When you are logged in you have a button to call any warrior to a duel. So you don’t have to wait. You can even call top warriors from the leader board.
Pro top… store your prompt somewhere… because you can’t read it back out. So I can’t iterate on my best one … I guess I could always do a pull request, though…
There are currently two mechanisms to grant access to submitted prompts:
by session – a session cookie is valid for some 2 weeks. Session is usually valid only for single device.
by registered user – when you have a user account your prompts are assigned to it. This does not time out and can be accesses across different devices.
There is also a “warrior discovery mechanism” – when you enter the exact same prompt as existing warrior you are granted access to see the details.
The traction:
There is not a lot of traffic at the site. Since the launch I spent like 20$ on openai API credits. Majority of feedback is in this forum thread. I see that the game (or rather the puzzle) is only engaging for narrow group. The geeky group
Some time ago I’ve added the Claude 3 Haiku arena, a parallel to GPT 3.5 Turbo arena. Link: Claude 3 Haiku arena
Future:
The UI and descriptions at the site are far from perfect, but improving them is sooo boring I just couldn’t get to it.
I wonder about genetics in this arenas. The effects of battle can be fed back into warriors pool. I do it manually sometimes with my prompts. So the battle can be also thought of as breeding. And then you can do a phylogeny trees and even rank the warriors not only based on their performance but also based on performance of their descendants. But I couldn’t figure out how to do such system in elegant way that is robust. Some problems are: a) tracking evolution that happened out of the system (copy-paste) b) tracking evolution that preserves “genes” but changes characters (lowercase-to-uppercase mutations) c) doing it all in a way that is computationally viable.

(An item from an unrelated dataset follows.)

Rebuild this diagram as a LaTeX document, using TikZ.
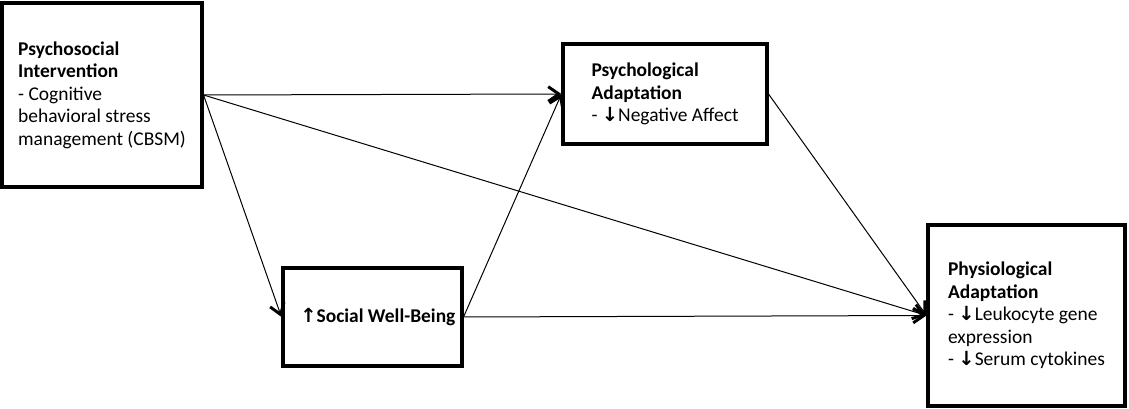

I’ve noticed that the fun part in the game is not so much fighting for ranking points, but seeing what silly things GPT produces and how random ideas are mixed together. So I wonder how that can be magnified. Some system that is built such that players can explore its contents but also can produce the content, and all of that is limited, such that you cant read all like it is wikipedia.
Jan, sorry for the late reply I’ve been travelling. I came across other games like PasswordGPT that are similar to yours and I think with the right mechanics it can get pretty fun for just about anyone. I can help build the UI, but I think there’s a bigger picture here. Lets talk off forum?